Subway And PayPal Serve Up Fresh Digital Experiences

While Subway’s mobile and Web presence have been available to customers for some time now, the company has embarked on a new path to offer enhanced payment options through its various channels. MPD CEO Karen Webster sat down with Subway’s Director of Global Payments and Emerging Commerce, Ken Moy, and Paydiant Co-Founder Chris Gardner to discuss how a healthy lifestyle and a digital lifestyle are coming together for the benefit of Subway customers.

While Subway’s mobile and Web presence have been available to customers for some time now, the company has embarked on a new path to offer enhanced payment options through its various channels. MPD CEO Karen Webster sat down with Subway’s Director of Global Payments and Emerging Commerce, Ken Moy, and Paydiant Co-Founder Chris Gardner to discuss how a healthy lifestyle and a digital lifestyle are coming together for the benefit of Subway customers.

Subway’s recent launch of new payment options within its mobile app and Web presence, including an upcoming integration with PayPal, is about more than making payment and ordering easy.

The company’s latest move to accelerate mobile usage among customers is actually part of a greater focus on expanding and merging experiences.

“It’s the coming together of the healthy lifestyle Subway is known for with the digital lifestyle that consumers expect,” Moy said in anticipation of the company’s official announcement of its expanded mobile and in-store payment options.

“Generally speaking, there’s a recognition that with the advent of mobile devices we are expected to deliver a beautiful customer and digital experience to our customers. As we mature as a company and as an industry to understand what that really means, we are going to need to be able to be flexible and continue to add on feature-functionality and other services to fulfill that digital promise to our customers,” Moy added.

Yesterday (July 29), the restaurant chain shared the news that a range of payment selections will now be available within the Subway mobile app as well as online through order.subway.com, enabling customers to order and pay for their sandwiches with less friction and more convenience, the company confirmed.

The addition of PayPal on the list of Subway’s future payment offerings, which is slated to take place before the end of the year, also positions a growing number of users to purchase a meal at Subway’s more than 27,000 locations across the U.S.

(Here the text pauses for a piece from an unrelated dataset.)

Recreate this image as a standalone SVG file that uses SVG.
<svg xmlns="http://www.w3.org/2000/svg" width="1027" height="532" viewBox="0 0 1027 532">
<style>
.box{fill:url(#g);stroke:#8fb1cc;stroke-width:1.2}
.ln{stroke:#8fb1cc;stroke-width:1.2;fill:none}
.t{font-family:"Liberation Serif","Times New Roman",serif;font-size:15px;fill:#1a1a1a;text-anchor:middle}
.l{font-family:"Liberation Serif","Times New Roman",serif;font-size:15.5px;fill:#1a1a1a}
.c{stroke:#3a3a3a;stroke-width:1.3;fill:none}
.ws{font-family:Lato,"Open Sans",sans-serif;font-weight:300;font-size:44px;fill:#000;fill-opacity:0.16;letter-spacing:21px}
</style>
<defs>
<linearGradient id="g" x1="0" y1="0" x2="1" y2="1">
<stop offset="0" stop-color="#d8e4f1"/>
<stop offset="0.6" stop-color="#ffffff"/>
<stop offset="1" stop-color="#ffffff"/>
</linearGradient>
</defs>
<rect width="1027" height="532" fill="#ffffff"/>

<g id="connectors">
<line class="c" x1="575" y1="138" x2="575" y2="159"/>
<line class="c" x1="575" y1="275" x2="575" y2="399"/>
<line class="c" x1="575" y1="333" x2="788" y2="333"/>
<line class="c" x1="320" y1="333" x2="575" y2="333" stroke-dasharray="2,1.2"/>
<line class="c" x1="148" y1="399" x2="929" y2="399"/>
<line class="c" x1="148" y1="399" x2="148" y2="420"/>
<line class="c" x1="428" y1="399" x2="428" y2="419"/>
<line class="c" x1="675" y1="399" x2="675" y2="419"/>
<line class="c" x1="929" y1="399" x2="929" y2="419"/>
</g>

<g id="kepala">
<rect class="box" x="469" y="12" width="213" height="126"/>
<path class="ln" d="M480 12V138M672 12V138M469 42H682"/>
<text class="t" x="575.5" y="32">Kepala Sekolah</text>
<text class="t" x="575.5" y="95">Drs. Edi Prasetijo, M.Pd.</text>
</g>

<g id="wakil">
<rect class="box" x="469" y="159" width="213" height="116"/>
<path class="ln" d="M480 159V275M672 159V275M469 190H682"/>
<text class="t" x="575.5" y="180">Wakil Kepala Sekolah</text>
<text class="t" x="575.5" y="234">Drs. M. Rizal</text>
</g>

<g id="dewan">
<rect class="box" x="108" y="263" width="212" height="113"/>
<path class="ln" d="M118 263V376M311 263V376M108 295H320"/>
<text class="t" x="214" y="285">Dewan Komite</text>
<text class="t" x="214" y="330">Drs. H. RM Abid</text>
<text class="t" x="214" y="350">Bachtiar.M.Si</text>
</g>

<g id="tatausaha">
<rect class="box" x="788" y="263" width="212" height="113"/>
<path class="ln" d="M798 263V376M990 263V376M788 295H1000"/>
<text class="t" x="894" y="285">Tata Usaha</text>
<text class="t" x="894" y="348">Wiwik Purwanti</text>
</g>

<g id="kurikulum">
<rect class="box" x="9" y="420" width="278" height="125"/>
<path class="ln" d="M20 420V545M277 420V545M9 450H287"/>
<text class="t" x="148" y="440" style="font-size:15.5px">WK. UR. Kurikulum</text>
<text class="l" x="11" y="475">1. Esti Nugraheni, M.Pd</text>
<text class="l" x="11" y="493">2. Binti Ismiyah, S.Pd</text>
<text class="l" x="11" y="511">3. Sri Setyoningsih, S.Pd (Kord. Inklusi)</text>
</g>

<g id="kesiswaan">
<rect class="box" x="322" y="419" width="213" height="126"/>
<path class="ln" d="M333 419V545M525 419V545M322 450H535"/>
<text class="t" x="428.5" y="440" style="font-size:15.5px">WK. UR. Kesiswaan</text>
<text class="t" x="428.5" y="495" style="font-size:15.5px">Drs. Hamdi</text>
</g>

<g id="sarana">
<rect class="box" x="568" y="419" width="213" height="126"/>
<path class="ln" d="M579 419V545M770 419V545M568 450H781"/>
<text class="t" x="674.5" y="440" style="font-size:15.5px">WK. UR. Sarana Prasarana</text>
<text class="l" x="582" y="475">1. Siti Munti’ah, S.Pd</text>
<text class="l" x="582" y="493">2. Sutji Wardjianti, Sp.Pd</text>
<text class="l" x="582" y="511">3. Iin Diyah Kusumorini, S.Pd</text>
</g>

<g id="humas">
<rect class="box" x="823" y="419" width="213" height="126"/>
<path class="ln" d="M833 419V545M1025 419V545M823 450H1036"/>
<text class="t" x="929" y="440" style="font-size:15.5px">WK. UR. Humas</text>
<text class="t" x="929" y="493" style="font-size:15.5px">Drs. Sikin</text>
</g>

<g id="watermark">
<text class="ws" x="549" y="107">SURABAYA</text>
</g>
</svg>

PayPal’s acquisition of cloud-based mobile wallet platform company Paydiant, which powers Subway’s mobile app, provided the opportunity to land a joint customer like Subway as it looked to expand its digital capabilities. The milestone is a meaningful one for both companies, explained Gardner, with the forthcoming PayPal integration within Subway’s available payment options representing the ease in which “it all fits together.”

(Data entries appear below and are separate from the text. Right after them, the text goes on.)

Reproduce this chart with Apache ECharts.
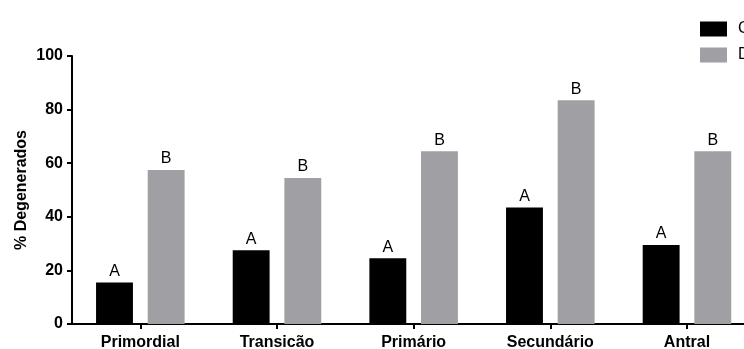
<!DOCTYPE html>
<html>
<head>
<meta charset="utf-8">
<script src="https://cdn.jsdelivr.net/npm/echarts@6/dist/echarts.min.js"></script>
<style>
  html, body { margin: 0; padding: 0; background: #fff; }
  #chart { width: 744px; height: 349px; }
</style>
</head>
<body>
<div id="chart"></div>
<script>
// Follicle stages and % of degenerated follicles per group
const categories = ['Primordial', 'Transicão', 'Primário', 'Secundário', 'Antral'];
const seriesNames = ['Controle', 'Doxorrubicina'];
const controlValues = [15.5, 27.5, 24.5, 43.5, 29.5];
const treatedValues = [57.5, 54.5, 64.5, 83.5, 64.5];
// Significance letters shown above each bar
const controlLetters = ['A', 'A', 'A', 'A', 'A'];
const treatedLetters = ['B', 'B', 'B', 'B', 'B'];
const yTicks = [0, 20, 40, 60, 80, 100];

const FONT = '"Liberation Sans", Arial, sans-serif';
const chart = echarts.init(document.getElementById('chart'), null, { renderer: 'canvas' });

function letterLabel(letters) {
  return {
    show: true,
    position: 'top',
    distance: 3,
    color: '#000',
    fontFamily: FONT,
    fontSize: 16,
    formatter: p => letters[p.dataIndex]
  };
}

chart.setOption({
  animation: false,
  backgroundColor: '#fff',
  legend: {
    data: seriesNames,
    orient: 'vertical',
    left: 695,
    top: 16,
    itemWidth: 27,
    itemHeight: 15,
    itemGap: 10,
    icon: 'rect',
    textStyle: { color: '#000', fontFamily: FONT, fontSize: 16, padding: [0, 0, 0, 6] }
  },
  // the plot area runs past the right edge of the canvas
  grid: { left: 72, width: 683.3, top: 56, bottom: 25, outerBoundsMode: 'none' },
  xAxis: {
    type: 'category',
    data: categories,
    axisLine: { lineStyle: { color: '#000', width: 2 } },
    axisTick: { show: true, alignWithLabel: true, length: 5, lineStyle: { color: '#000', width: 2 } },
    axisLabel: { color: '#000', fontFamily: FONT, fontSize: 16, fontWeight: 'bold', margin: 11 }
  },
  yAxis: {
    type: 'value',
    min: yTicks[0],
    max: yTicks[yTicks.length - 1],
    interval: 20,
    name: '% Degenerados',
    nameLocation: 'middle',
    nameGap: 42,
    nameMoveOverlap: false,
    nameTextStyle: { color: '#000', fontFamily: FONT, fontSize: 16, fontWeight: 'bold' },
    axisLine: { show: true, lineStyle: { color: '#000', width: 2 } },
    axisTick: { show: true, length: 5, lineStyle: { color: '#000', width: 2 } },
    axisLabel: { color: '#000', fontFamily: FONT, fontSize: 16, fontWeight: 'bold', margin: 9 },
    splitLine: { show: false }
  },
  series: [
    {
      name: seriesNames[0],
      type: 'bar',
      data: controlValues,
      barWidth: '27%',
      barGap: '40%',
      itemStyle: { color: '#000' },
      label: letterLabel(controlLetters)
    },
    {
      name: seriesNames[1],
      type: 'bar',
      data: treatedValues,
      barWidth: '27%',
      barGap: '40%',
      itemStyle: { color: '#a09fa4' },
      label: letterLabel(treatedLetters)
    }
  ]
});
</script>
</body>
</html>
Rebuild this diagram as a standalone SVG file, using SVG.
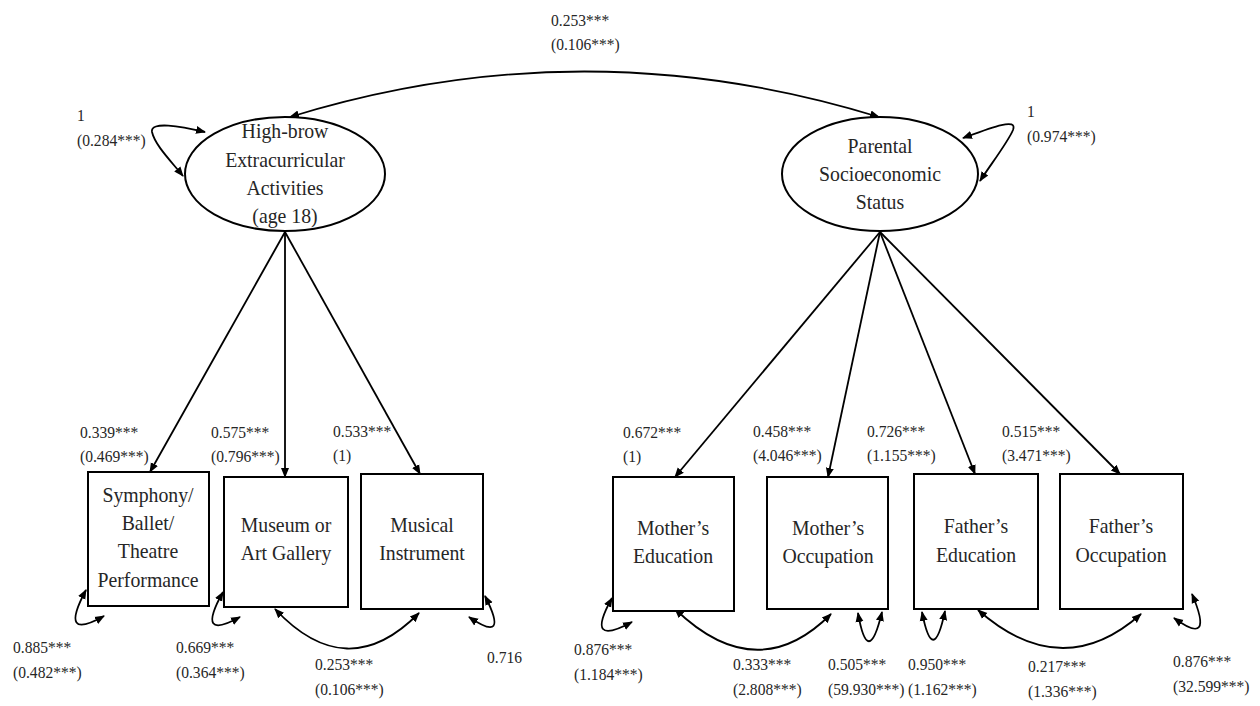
<svg xmlns="http://www.w3.org/2000/svg" width="1260" height="706" viewBox="0 0 1260 706">
<style>
.nd{fill:#fff;stroke:#000;stroke-width:2}
.nt{font-family:"Liberation Serif","Times New Roman",serif;font-size:22px;fill:#262626;text-anchor:middle}
.lb{font-family:"Liberation Serif","Times New Roman",serif;font-size:17.5px;fill:#262626}
.cn{fill:none;stroke:#000;stroke-width:1.8}
.ar{marker-end:url(#ah)}
.bi{marker-start:url(#ah);marker-end:url(#ah)}
</style>
<defs>
<marker id="ah" viewBox="0 0 10 10" refX="9" refY="5" markerWidth="10" markerHeight="10" orient="auto-start-reverse" markerUnits="userSpaceOnUse">
<path d="M0,1 L10,5 L0,9 z" fill="#000"/>
</marker>
</defs>
<rect width="1260" height="706" fill="#fff"/>
<g id="connectors">
<path class="cn bi" d="M290,117 Q584,26 879,117"/>
<path class="cn bi" d="M205,132 C180,126 150,121 152,132 C155,145 170,160 183,176"/>
<path class="cn bi" d="M963,138 C990,128 1018,117 1013,130 C1008,142 991,164 980,181"/>
<line class="cn ar" x1="285" y1="232" x2="150" y2="472"/>
<line class="cn ar" x1="285" y1="232" x2="285" y2="477"/>
<line class="cn ar" x1="285" y1="232" x2="420" y2="474"/>
<line class="cn ar" x1="880" y1="232" x2="675" y2="477"/>
<line class="cn ar" x1="880" y1="232" x2="828" y2="477"/>
<line class="cn ar" x1="880" y1="232" x2="975" y2="474"/>
<line class="cn ar" x1="880" y1="232" x2="1120" y2="474"/>
<path class="cn bi" d="M86,590 Q58,642 104,616"/>
<path class="cn bi" d="M223,592 Q195,642 240,617"/>
<path class="cn bi" d="M485,596 Q510,645 469,617"/>
<path class="cn bi" d="M275,609 Q347,686 419,613"/>
<path class="cn bi" d="M612,598 Q584,648 632,622"/>
<path class="cn bi" d="M675,609 Q757,688 831,614"/>
<path class="cn bi" d="M858,613 Q868,670 882,612"/>
<path class="cn bi" d="M922,612 Q933,668 945,611"/>
<path class="cn bi" d="M978,610 Q1062,684 1141,614"/>
<path class="cn bi" d="M1192,594 Q1215,648 1174,618"/>
</g>
<g id="n-highbrow">
<ellipse class="nd" cx="285" cy="174" rx="100" ry="57"/>
<text class="nt" transform="translate(285 138) scale(.9 1)">High-brow</text>
<text class="nt" transform="translate(285 167) scale(.9 1)">Extracurricular</text>
<text class="nt" transform="translate(285 195) scale(.9 1)">Activities</text>
<text class="nt" transform="translate(285 223) scale(.9 1)">(age 18)</text>
</g>
<g id="n-ses">
<ellipse class="nd" cx="880" cy="174" rx="98" ry="57"/>
<text class="nt" transform="translate(880 153) scale(.9 1)">Parental</text>
<text class="nt" transform="translate(880 181) scale(.9 1)">Socioeconomic</text>
<text class="nt" transform="translate(880 209) scale(.9 1)">Status</text>
</g>
<g id="n-symphony">
<rect class="nd" x="88" y="472" width="121" height="134"/>
<text class="nt" transform="translate(148 502) scale(.9 1)">Symphony/</text>
<text class="nt" transform="translate(148 530) scale(.9 1)">Ballet/</text>
<text class="nt" transform="translate(148 558) scale(.9 1)">Theatre</text>
<text class="nt" transform="translate(148 587) scale(.9 1)">Performance</text>
</g>
<g id="n-museum">
<rect class="nd" x="224" y="477" width="124" height="130"/>
<text class="nt" transform="translate(286 532) scale(.9 1)">Museum or</text>
<text class="nt" transform="translate(286 560) scale(.9 1)">Art Gallery</text>
</g>
<g id="n-musical">
<rect class="nd" x="361" y="474" width="122" height="135"/>
<text class="nt" transform="translate(422 532) scale(.9 1)">Musical</text>
<text class="nt" transform="translate(422 560) scale(.9 1)">Instrument</text>
</g>
<g id="n-moed">
<rect class="nd" x="613" y="477" width="121" height="134"/>
<text class="nt" transform="translate(673 535) scale(.9 1)">Mother’s</text>
<text class="nt" transform="translate(673 563) scale(.9 1)">Education</text>
</g>
<g id="n-mooc">
<rect class="nd" x="767" y="477" width="121" height="132"/>
<text class="nt" transform="translate(828 535) scale(.9 1)">Mother’s</text>
<text class="nt" transform="translate(828 563) scale(.9 1)">Occupation</text>
</g>
<g id="n-faed">
<rect class="nd" x="914" y="474" width="124" height="135"/>
<text class="nt" transform="translate(976 533) scale(.9 1)">Father’s</text>
<text class="nt" transform="translate(976 562) scale(.9 1)">Education</text>
</g>
<g id="n-faoc">
<rect class="nd" x="1060" y="474" width="123" height="135"/>
<text class="nt" transform="translate(1121 533) scale(.9 1)">Father’s</text>
<text class="nt" transform="translate(1121 562) scale(.9 1)">Occupation</text>
</g>
<g id="labels">
<text class="lb" transform="translate(551 26) scale(.89 1)">0.253***</text>
<text class="lb" transform="translate(551 50) scale(.89 1)">(0.106***)</text>
<text class="lb" transform="translate(77 121) scale(.89 1)">1</text>
<text class="lb" transform="translate(77 146) scale(.89 1)">(0.284***)</text>
<text class="lb" transform="translate(1027 117) scale(.89 1)">1</text>
<text class="lb" transform="translate(1027 142) scale(.89 1)">(0.974***)</text>
<text class="lb" transform="translate(80 438) scale(.89 1)">0.339***</text>
<text class="lb" transform="translate(80 462) scale(.89 1)">(0.469***)</text>
<text class="lb" transform="translate(211 438) scale(.89 1)">0.575***</text>
<text class="lb" transform="translate(211 462) scale(.89 1)">(0.796***)</text>
<text class="lb" transform="translate(333 437) scale(.89 1)">0.533***</text>
<text class="lb" transform="translate(333 461) scale(.89 1)">(1)</text>
<text class="lb" transform="translate(623 438) scale(.89 1)">0.672***</text>
<text class="lb" transform="translate(623 462) scale(.89 1)">(1)</text>
<text class="lb" transform="translate(753 437) scale(.89 1)">0.458***</text>
<text class="lb" transform="translate(753 461) scale(.89 1)">(4.046***)</text>
<text class="lb" transform="translate(867 437) scale(.89 1)">0.726***</text>
<text class="lb" transform="translate(867 461) scale(.89 1)">(1.155***)</text>
<text class="lb" transform="translate(1002 437) scale(.89 1)">0.515***</text>
<text class="lb" transform="translate(1002 461) scale(.89 1)">(3.471***)</text>
<text class="lb" transform="translate(13 653) scale(.89 1)">0.885***</text>
<text class="lb" transform="translate(13 678) scale(.89 1)">(0.482***)</text>
<text class="lb" transform="translate(176 653) scale(.89 1)">0.669***</text>
<text class="lb" transform="translate(176 678) scale(.89 1)">(0.364***)</text>
<text class="lb" transform="translate(487 663) scale(.89 1)">0.716</text>
<text class="lb" transform="translate(315 670) scale(.89 1)">0.253***</text>
<text class="lb" transform="translate(315 695) scale(.89 1)">(0.106***)</text>
<text class="lb" transform="translate(574 655) scale(.89 1)">0.876***</text>
<text class="lb" transform="translate(574 680) scale(.89 1)">(1.184***)</text>
<text class="lb" transform="translate(733 670) scale(.89 1)">0.333***</text>
<text class="lb" transform="translate(733 695) scale(.89 1)">(2.808***)</text>
<text class="lb" transform="translate(828 670) scale(.89 1)">0.505***</text>
<text class="lb" transform="translate(828 695) scale(.89 1)">(59.930***)</text>
<text class="lb" transform="translate(908 670) scale(.89 1)">0.950***</text>
<text class="lb" transform="translate(908 695) scale(.89 1)">(1.162***)</text>
<text class="lb" transform="translate(1028 672) scale(.89 1)">0.217***</text>
<text class="lb" transform="translate(1028 697) scale(.89 1)">(1.336***)</text>
<text class="lb" transform="translate(1173 667) scale(.89 1)">0.876***</text>
<text class="lb" transform="translate(1173 692) scale(.89 1)">(32.599***)</text>
</g>
</svg>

“Our worlds are colliding, but it wasn’t necessarily a collision that happened for any other reason than it just makes sense. It makes sense for the business and it makes sense for us,” Gardner added.

According to Gardner, one of the most impressive parts of the launch of Subway’s new mobile and in-store payment options was the ability to overcome the operational challenges that come with rolling out new payment technologies to nearly 30,000 stores, stores that are not owned and operated by Subway, but franchise owners.

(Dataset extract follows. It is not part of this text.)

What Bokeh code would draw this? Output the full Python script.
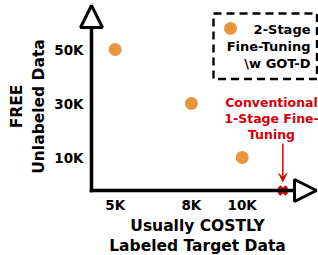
import math
from bokeh.plotting import figure
from bokeh.models import Range1d, Arrow, NormalHead, VeeHead, Label, BoxAnnotation
from bokeh.core.properties import value
from bokeh.embed import file_html
from bokeh.resources import INLINE

# ---- data ----
labeled_k = [5, 8, 10]          # labeled target data (K)
unlabeled_k = [50, 30, 10]      # free unlabeled data (K)
conv_labeled_k = [11.6]         # conventional 1-stage fine-tuning (no unlabeled data)
x_ticks = [5, 8, 10]
x_tick_labels = ["5K", "8K", "10K"]
y_ticks = [10, 30, 50]
y_tick_labels = ["10K", "30K", "50K"]
x_title = ["Usually COSTLY", "Labeled Target Data"]
y_title = ["FREE", "Unlabeled Data"]
legend_lines = ["2-Stage", "Fine-Tuning", "\\w GOT-D"]
conv_lines = ["Conventional", "1-Stage Fine-", "Tuning"]

ORANGE = "#E8963C"
RED = "#D6000A"
FONT = "DejaVu Sans"

W, H = 318, 255
PXK_X, PXK_Y = 25.4, 2.7        # pixels per K
X0 = 5 - 114.7 / PXK_X
X1 = X0 + W / PXK_X
Y1 = 50 + 49 / PXK_Y
Y0 = Y1 - H / PXK_Y

def ix(px):
    return X0 + px / PXK_X

def iy(py):
    return Y1 - py / PXK_Y

AX_X = ix(91)
AX_Y = iy(190)

p = figure(width=W, height=H, output_backend="svg", toolbar_location=None,
           x_range=Range1d(X0, X1), y_range=Range1d(Y0, Y1),
           x_axis_location=None, y_axis_location=None,
           min_border=0, title=None)
p.outline_line_color = None
p.grid.visible = False
p.background_fill_color = "white"

# axes with arrow heads
p.add_layout(Arrow(x_start=AX_X, y_start=AX_Y, x_end=AX_X, y_end=iy(5),
                   line_width=3.5, line_color="black", line_cap="square",
                   end=NormalHead(size=22, fill_color="white", line_color="black", line_width=3)))
p.add_layout(Arrow(x_start=AX_X, y_start=AX_Y, x_end=ix(316), y_end=AX_Y,
                   line_width=3.5, line_color="black", line_cap="square",
                   end=NormalHead(size=22, fill_color="white", line_color="black", line_width=3)))

# tick labels
p.text(x=x_ticks, y=[iy(204)] * len(x_ticks), text=x_tick_labels, text_align="center",
       text_baseline="middle", text_font=value(FONT), text_font_style="bold",
       text_font_size="13.5px", text_color="black")
p.text(x=[ix(83)] * len(y_ticks), y=y_ticks, text=y_tick_labels, text_align="right",
       text_baseline="middle", text_font=value(FONT), text_font_style="bold",
       text_font_size="13.5px", text_color="black")

# data points
p.scatter(labeled_k, unlabeled_k, size=13, color=ORANGE, line_color=None)
p.scatter(conv_labeled_k, [AX_Y] * len(conv_labeled_k), marker="x", size=11,
          line_width=4, line_color=RED)

# conventional annotation
p.add_layout(Arrow(x_start=conv_labeled_k[0], y_start=iy(143), x_end=conv_labeled_k[0], y_end=iy(181),
                   line_width=1.5, line_color=RED,
                   end=VeeHead(size=8, fill_color=RED, line_color=RED, line_width=1)))
for i, t in enumerate(conv_lines):
    p.add_layout(Label(x=ix(271), y=iy(102 + 16 * i), text=t, text_align="center",
                       text_baseline="middle", text_font=FONT, text_font_style="bold",
                       text_font_size="12.5px", text_color=RED))

# legend box
p.add_layout(BoxAnnotation(left=ix(213), right=ix(316.5), top=iy(13), bottom=iy(78.5),
                           fill_color=None, line_color="black", line_alpha=1.0, line_width=2.4,
                           line_dash="8 5"))
p.scatter([ix(230)], [iy(28)], size=13, color=ORANGE, line_color=None)
for i, t in enumerate(legend_lines):
    p.add_layout(Label(x=ix(310), y=iy(29 + 17 * i), text=t, text_align="right",
                       text_baseline="middle", text_font=FONT, text_font_style="bold",
                       text_font_size="13px", text_color="black"))

# axis titles
for i, t in enumerate(x_title):
    p.add_layout(Label(x=ix(197), y=iy(225 + 20 * i), text=t, text_align="center",
                       text_baseline="middle", text_font=FONT, text_font_style="bold",
                       text_font_size="15.5px", text_color="black"))
for i, t in enumerate(y_title):
    p.add_layout(Label(x=ix(16 + 22 * i), y=iy(106), text=t, angle=math.pi / 2,
                       text_align="center", text_baseline="middle", text_font=FONT,
                       text_font_style="bold", text_font_size="15.5px", text_color="black"))

open("out.html", "w").write(file_html(p, INLINE))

Since the formal launch of Subway’s mobile and online capabilities earlier this year, owner operators have begun to see increased store traffic, which translates to incremental sales, Moy confirmed. As marketing and advertising of the new payment capabilities increase, Moy said he hopes that even more benefits will be realized.

From Gardner’s perspective, the ability to offer customers digital payment, access to loyalty and rewards and benefits and online ordering prior to arriving to the restaurant location opens the door to benefits that are “so obvious,” Gardner explained.

While the company may be banking on the concept that innovation in ordering and payment functionality will boost the frequency of customer visits – currently at a couple of times a month going, Moy hopes, to a couple of times a week — it has not lost sight of the important role loyalty and rewards benefits play in an enhanced customer experience.

No matter which payment option a customer chooses to pay for their meal, whether it’s with Apple Pay or their MasterCard, if they have a Subway loyalty card stored in the digital wallet, the purchase automatically becomes loyalty-enabled.

Subway’s collaboration with PayPal remains focused on making the customer experience as convenient as possible, while also supporting an efficient and secure payment choice.

“In many ways, PayPal’s customer segmentation is very complementary to the customer segments we are interested in too, and so we are looking forward to being able to deliver each and every one of Subway’s 169 million users a sandwich along the way and hopefully they will come to our stores in a frequent kind of a way,” Moy explained.